# [OBJECTIVE]
Leave the pictures out, and retype all of the material exactly as written.

# [DATA LINES]

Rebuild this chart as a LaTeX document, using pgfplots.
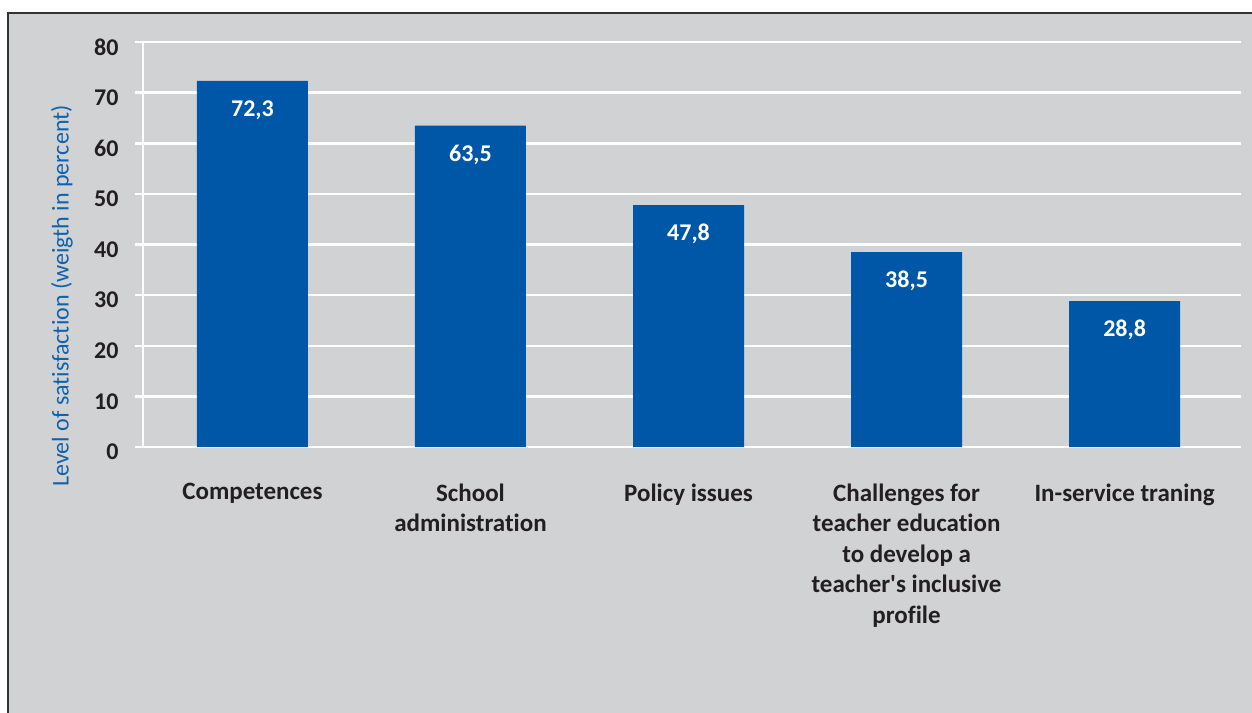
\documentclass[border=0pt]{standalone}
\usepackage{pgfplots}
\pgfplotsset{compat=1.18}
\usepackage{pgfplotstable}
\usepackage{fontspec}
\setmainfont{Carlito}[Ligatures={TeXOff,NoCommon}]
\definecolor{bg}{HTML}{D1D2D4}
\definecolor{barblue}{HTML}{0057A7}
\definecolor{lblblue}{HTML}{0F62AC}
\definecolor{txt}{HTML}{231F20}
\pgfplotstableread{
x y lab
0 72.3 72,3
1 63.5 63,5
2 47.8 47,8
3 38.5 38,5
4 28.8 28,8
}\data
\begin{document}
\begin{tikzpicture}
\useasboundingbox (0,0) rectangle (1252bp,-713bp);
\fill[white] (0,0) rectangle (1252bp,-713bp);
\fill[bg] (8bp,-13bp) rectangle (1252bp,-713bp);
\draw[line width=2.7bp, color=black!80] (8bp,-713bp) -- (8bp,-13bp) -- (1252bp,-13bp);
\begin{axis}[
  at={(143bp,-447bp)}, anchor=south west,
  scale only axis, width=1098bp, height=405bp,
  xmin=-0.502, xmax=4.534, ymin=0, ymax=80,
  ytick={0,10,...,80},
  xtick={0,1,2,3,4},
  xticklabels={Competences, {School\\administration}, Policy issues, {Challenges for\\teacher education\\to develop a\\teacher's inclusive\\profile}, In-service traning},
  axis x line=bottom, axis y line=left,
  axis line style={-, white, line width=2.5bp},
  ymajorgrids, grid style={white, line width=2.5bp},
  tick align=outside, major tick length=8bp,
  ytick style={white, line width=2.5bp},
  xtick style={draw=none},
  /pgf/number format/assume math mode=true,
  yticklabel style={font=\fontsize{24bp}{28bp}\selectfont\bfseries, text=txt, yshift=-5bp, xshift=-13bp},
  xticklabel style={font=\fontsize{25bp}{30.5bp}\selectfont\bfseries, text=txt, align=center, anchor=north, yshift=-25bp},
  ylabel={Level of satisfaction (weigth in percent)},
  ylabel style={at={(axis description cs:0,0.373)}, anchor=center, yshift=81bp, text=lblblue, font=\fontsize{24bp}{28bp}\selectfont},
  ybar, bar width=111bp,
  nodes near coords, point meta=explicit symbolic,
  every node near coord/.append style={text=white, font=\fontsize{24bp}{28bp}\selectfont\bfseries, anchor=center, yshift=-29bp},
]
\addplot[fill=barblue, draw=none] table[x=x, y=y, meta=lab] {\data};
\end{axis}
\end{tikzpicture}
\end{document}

# [REPLY TO THE EXERCISE]
Rebuild this chart as a LaTeX document, using pgfplots.
\documentclass[border=0pt]{standalone}
\usepackage{pgfplots}
\pgfplotsset{compat=1.18}
\usepackage{pgfplotstable}
\usepackage{fontspec}
\setmainfont{Carlito}[Ligatures={TeXOff,NoCommon}]
\definecolor{bg}{HTML}{D1D2D4}
\definecolor{barblue}{HTML}{0057A7}
\definecolor{lblblue}{HTML}{0F62AC}
\definecolor{txt}{HTML}{231F20}
\pgfplotstableread{
x y lab
0 72.3 72,3
1 63.5 63,5
2 47.8 47,8
3 38.5 38,5
4 28.8 28,8
}\data
\begin{document}
\begin{tikzpicture}
\useasboundingbox (0,0) rectangle (1252bp,-713bp);
\fill[white] (0,0) rectangle (1252bp,-713bp);
\fill[bg] (8bp,-13bp) rectangle (1252bp,-713bp);
\draw[line width=2.7bp, color=black!80] (8bp,-713bp) -- (8bp,-13bp) -- (1252bp,-13bp);
\begin{axis}[
  at={(143bp,-447bp)}, anchor=south west,
  scale only axis, width=1098bp, height=405bp,
  xmin=-0.502, xmax=4.534, ymin=0, ymax=80,
  ytick={0,10,...,80},
  xtick={0,1,2,3,4},
  xticklabels={Competences, {School\\administration}, Policy issues, {Challenges for\\teacher education\\to develop a\\teacher's inclusive\\profile}, In-service traning},
  axis x line=bottom, axis y line=left,
  axis line style={-, white, line width=2.5bp},
  ymajorgrids, grid style={white, line width=2.5bp},
  tick align=outside, major tick length=8bp,
  ytick style={white, line width=2.5bp},
  xtick style={draw=none},
  /pgf/number format/assume math mode=true,
  yticklabel style={font=\fontsize{24bp}{28bp}\selectfont\bfseries, text=txt, yshift=-5bp, xshift=-13bp},
  xticklabel style={font=\fontsize{25bp}{30.5bp}\selectfont\bfseries, text=txt, align=center, anchor=north, yshift=-25bp},
  ylabel={Level of satisfaction (weigth in percent)},
  ylabel style={at={(axis description cs:0,0.373)}, anchor=center, yshift=81bp, text=lblblue, font=\fontsize{24bp}{28bp}\selectfont},
  ybar, bar width=111bp,
  nodes near coords, point meta=explicit symbolic,
  every node near coord/.append style={text=white, font=\fontsize{24bp}{28bp}\selectfont\bfseries, anchor=center, yshift=-29bp},
]
\addplot[fill=barblue, draw=none] table[x=x, y=y, meta=lab] {\data};
\end{axis}
\end{tikzpicture}
\end{document}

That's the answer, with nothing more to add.